Minister Gigaba’s 14 points and labour
Finance Minister Malusi Gigaba’s 14-point plan to “take the country out of recession” will certainly exacerbate existing tensions between government and the labour movement because it again raises the twin spectres of austerity and privatisation.
These are issues the public sector unions will certainly take up when their wage and welfare talks begin. Along with the more than 150 000 job vacancies in the sector.
The unions are also unlikely to budge from demands for double-digit pay rises and a oneyear agreement, along with improvements and “equalisations” in housing and medical allowances. And they will very much have an eye on Gigaba’s vaguely enunciated 14 points.
The unions are aware that this latest in a string of announced programmes, plans and initiatives is geared towards trying to appease the ratings agencies, two of which are scheduled to make another assessment of the South African economy in November.
The fear is that there could be a further downgrade because there exists, in the ratings world, even worse than initial “junk” status.

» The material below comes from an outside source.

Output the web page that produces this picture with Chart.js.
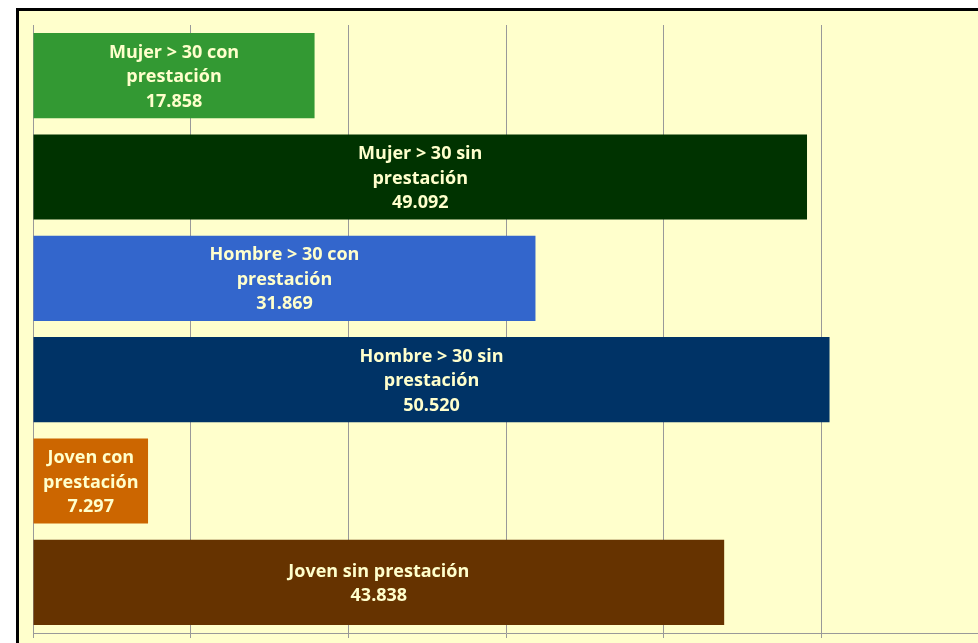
<!DOCTYPE html>
<html>
<head>
<meta charset="utf-8">
<script src="https://cdn.jsdelivr.net/npm/chart.js@4.4.1/dist/chart.umd.min.js"></script>
<style>
  html, body { margin: 0; padding: 0; background: #fff; overflow: hidden; }
  #frame {
    position: absolute; left: 16px; top: 8px;
    width: 1000px; height: 700px;
    border-left: 3px solid #000; border-top: 3px solid #000;
    background: #FFFFCC;
  }
  #chart { position: absolute; left: 0; top: 0; }
</style>
</head>
<body>
<div id="frame"><canvas id="chart" width="970" height="627"></canvas></div>
<script>
// categories, top to bottom
const categories = [
  ['Mujer > 30 con', 'prestación'],
  ['Mujer > 30 sin', 'prestación'],
  ['Hombre > 30 con', 'prestación'],
  ['Hombre > 30 sin', 'prestación'],
  ['Joven con', 'prestación'],
  ['Joven sin prestación']
];
const values = [17858, 49092, 31869, 50520, 7297, 43838];
const barColors = ['#339933', '#003300', '#3366CC', '#003366', '#CC6600', '#663300'];
const axisMax = 60000;
const axisStep = 10000;

function fmt(v) {
  return String(v).replace(/\B(?=(\d{3})+(?!\d))/g, '.');
}

// text inside each bar: category lines + value
const barLabels = {
  id: 'barLabels',
  afterDatasetsDraw(chart) {
    const c = chart.ctx;
    const meta = chart.getDatasetMeta(0);
    c.save();
    c.fillStyle = '#FFFFCC';
    c.font = 'bold 18px "Open Sans"';
    c.textAlign = 'center';
    c.textBaseline = 'middle';
    const lh = 24.5;
    meta.data.forEach((bar, i) => {
      const lines = categories[i].concat([fmt(values[i])]);
      const cx = (bar.x + bar.base) / 2;
      const y0 = bar.y + 1.5 - (lines.length - 1) * lh / 2;
      lines.forEach((t, j) => c.fillText(t, cx, y0 + j * lh));
    });
    c.restore();
  }
};

new Chart(document.getElementById('chart').getContext('2d'), {
  type: 'bar',
  data: {
    labels: categories,
    datasets: [{
      data: values,
      backgroundColor: barColors,
      borderWidth: 0,
      barPercentage: 0.84,
      categoryPercentage: 1
    }]
  },
  options: {
    indexAxis: 'y',
    responsive: false,
    animation: false,
    layout: { padding: { top: 14, left: 14, right: 10, bottom: 0 } },
    plugins: { legend: { display: false }, tooltip: { enabled: false } },
    scales: {
      x: {
        min: 0, max: axisMax,
        ticks: { display: false, stepSize: axisStep },
        grid: { color: '#999999', tickLength: 5, lineWidth: 1 },
        border: { color: '#999999' }
      },
      y: { display: false }
    }
  },
  plugins: [barLabels]
});
</script>
</body>
</html>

If the national debt of South Africa receives a further downgrade, it is likely to trigger the almost instant flight of perhaps up to R200 billion as government bonds are dumped.
South Africa Inc could end up bankrupt, so Gigaba is complying with the agenda of the agencies. And their agenda is plain: create conditions in which capital of whatever shade can maximise profit. And without much consideration of the consequences.
Gigaba’s 14 points have already been described as “hot air” by mainstream economists such as Azar Jammine. They could have added the adjective “stale” because we have heard it all before.
First, there was Growth Employment and Redistribution (Gear), then the Accelerated Shared Growth Initiative (Asgisa), the National Growth Plan (NGP) and the National Development Plan, followed by President Jacob Zuma’s forgettable nine points and now Gigaba’s 14.
All are based on the same widely discredited neoliberal “trickle-down” theory of economic growth leading to redistribution; that if the rich get richer, more wealth will trickle down to the poor. It doesn’t work. It never has.
Faced with this reality 21 years ago, the combined labour movement proposed, in a document titled Social Equity and Job Creation, that the theory be turned on its head – let redistribution lead to job creation and so to economic growth.
This policy proposal was based on the years of work done by the ANC’s own macroeconomic research group.
Although the labour movement generally opposed government’s collapse into the arms of national and international capital, there was much clutching at straws.
For example, when Asgisa was proposed, it was hailed by Cosatu and the SA Communist Party as “a departure from Gear”. It was not.
The NGP was also thought by some unions to have “some positive elements”. This was much like saying it is possible to be just a little bit pregnant.
The labour movement may be more organisationally fragmented and unions perhaps individually weaker, but there is more of a unity of purpose now. And Gigaba seems to have added to it.